• DIRECTION: Output all the material that follows, exactly as given.

• INFORMATION PROVIDED:
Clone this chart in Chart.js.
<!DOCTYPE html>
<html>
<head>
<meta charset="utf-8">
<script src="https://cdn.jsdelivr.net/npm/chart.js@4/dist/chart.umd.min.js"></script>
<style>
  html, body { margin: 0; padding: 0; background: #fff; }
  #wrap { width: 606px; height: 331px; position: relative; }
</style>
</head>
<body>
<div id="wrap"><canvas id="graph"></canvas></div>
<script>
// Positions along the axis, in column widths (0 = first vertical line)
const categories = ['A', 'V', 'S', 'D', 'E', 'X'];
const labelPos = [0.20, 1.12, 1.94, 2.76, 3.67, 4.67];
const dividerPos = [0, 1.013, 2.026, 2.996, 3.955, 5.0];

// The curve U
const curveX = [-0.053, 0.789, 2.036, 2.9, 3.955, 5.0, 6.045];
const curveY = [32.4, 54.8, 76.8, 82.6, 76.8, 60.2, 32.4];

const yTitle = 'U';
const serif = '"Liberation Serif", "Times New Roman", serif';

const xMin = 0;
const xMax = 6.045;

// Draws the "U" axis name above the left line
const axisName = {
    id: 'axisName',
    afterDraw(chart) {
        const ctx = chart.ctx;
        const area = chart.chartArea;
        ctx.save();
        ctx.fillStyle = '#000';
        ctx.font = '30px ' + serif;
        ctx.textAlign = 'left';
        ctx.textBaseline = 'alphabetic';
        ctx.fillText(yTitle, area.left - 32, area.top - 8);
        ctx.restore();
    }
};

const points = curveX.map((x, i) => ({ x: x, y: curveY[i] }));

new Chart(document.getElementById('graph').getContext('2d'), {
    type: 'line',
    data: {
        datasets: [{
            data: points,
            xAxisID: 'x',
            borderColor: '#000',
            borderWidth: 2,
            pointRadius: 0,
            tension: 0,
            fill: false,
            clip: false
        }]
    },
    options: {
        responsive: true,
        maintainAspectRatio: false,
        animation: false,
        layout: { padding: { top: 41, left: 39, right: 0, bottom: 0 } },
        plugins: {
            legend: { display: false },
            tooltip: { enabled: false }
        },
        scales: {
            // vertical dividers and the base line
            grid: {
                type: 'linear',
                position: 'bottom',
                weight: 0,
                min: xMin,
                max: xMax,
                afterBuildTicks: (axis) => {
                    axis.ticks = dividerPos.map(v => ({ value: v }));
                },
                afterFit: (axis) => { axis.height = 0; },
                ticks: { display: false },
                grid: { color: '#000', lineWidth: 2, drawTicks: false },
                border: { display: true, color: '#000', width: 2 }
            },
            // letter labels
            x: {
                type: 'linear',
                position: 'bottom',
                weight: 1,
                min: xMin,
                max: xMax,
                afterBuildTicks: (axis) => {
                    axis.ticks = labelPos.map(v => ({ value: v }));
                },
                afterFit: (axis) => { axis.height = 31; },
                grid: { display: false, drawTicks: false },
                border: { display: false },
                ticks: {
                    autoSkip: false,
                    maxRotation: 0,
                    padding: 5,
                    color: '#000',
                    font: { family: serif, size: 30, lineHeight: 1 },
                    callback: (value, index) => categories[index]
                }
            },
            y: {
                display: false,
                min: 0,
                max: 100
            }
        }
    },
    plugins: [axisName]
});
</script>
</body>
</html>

• FINAL RESULT:
Clone this chart in Chart.js.
<!DOCTYPE html>
<html>
<head>
<meta charset="utf-8">
<script src="https://cdn.jsdelivr.net/npm/chart.js@4/dist/chart.umd.min.js"></script>
<style>
  html, body { margin: 0; padding: 0; background: #fff; }
  #wrap { width: 606px; height: 331px; position: relative; }
</style>
</head>
<body>
<div id="wrap"><canvas id="graph"></canvas></div>
<script>
// Positions along the axis, in column widths (0 = first vertical line)
const categories = ['A', 'V', 'S', 'D', 'E', 'X'];
const labelPos = [0.20, 1.12, 1.94, 2.76, 3.67, 4.67];
const dividerPos = [0, 1.013, 2.026, 2.996, 3.955, 5.0];

// The curve U
const curveX = [-0.053, 0.789, 2.036, 2.9, 3.955, 5.0, 6.045];
const curveY = [32.4, 54.8, 76.8, 82.6, 76.8, 60.2, 32.4];

const yTitle = 'U';
const serif = '"Liberation Serif", "Times New Roman", serif';

const xMin = 0;
const xMax = 6.045;

// Draws the "U" axis name above the left line
const axisName = {
    id: 'axisName',
    afterDraw(chart) {
        const ctx = chart.ctx;
        const area = chart.chartArea;
        ctx.save();
        ctx.fillStyle = '#000';
        ctx.font = '30px ' + serif;
        ctx.textAlign = 'left';
        ctx.textBaseline = 'alphabetic';
        ctx.fillText(yTitle, area.left - 32, area.top - 8);
        ctx.restore();
    }
};

const points = curveX.map((x, i) => ({ x: x, y: curveY[i] }));

new Chart(document.getElementById('graph').getContext('2d'), {
    type: 'line',
    data: {
        datasets: [{
            data: points,
            xAxisID: 'x',
            borderColor: '#000',
            borderWidth: 2,
            pointRadius: 0,
            tension: 0,
            fill: false,
            clip: false
        }]
    },
    options: {
        responsive: true,
        maintainAspectRatio: false,
        animation: false,
        layout: { padding: { top: 41, left: 39, right: 0, bottom: 0 } },
        plugins: {
            legend: { display: false },
            tooltip: { enabled: false }
        },
        scales: {
            // vertical dividers and the base line
            grid: {
                type: 'linear',
                position: 'bottom',
                weight: 0,
                min: xMin,
                max: xMax,
                afterBuildTicks: (axis) => {
                    axis.ticks = dividerPos.map(v => ({ value: v }));
                },
                afterFit: (axis) => { axis.height = 0; },
                ticks: { display: false },
                grid: { color: '#000', lineWidth: 2, drawTicks: false },
                border: { display: true, color: '#000', width: 2 }
            },
            // letter labels
            x: {
                type: 'linear',
                position: 'bottom',
                weight: 1,
                min: xMin,
                max: xMax,
                afterBuildTicks: (axis) => {
                    axis.ticks = labelPos.map(v => ({ value: v }));
                },
                afterFit: (axis) => { axis.height = 31; },
                grid: { display: false, drawTicks: false },
                border: { display: false },
                ticks: {
                    autoSkip: false,
                    maxRotation: 0,
                    padding: 5,
                    color: '#000',
                    font: { family: serif, size: 30, lineHeight: 1 },
                    callback: (value, index) => categories[index]
                }
            },
            y: {
                display: false,
                min: 0,
                max: 100
            }
        }
    },
    plugins: [axisName]
});
</script>
</body>
</html>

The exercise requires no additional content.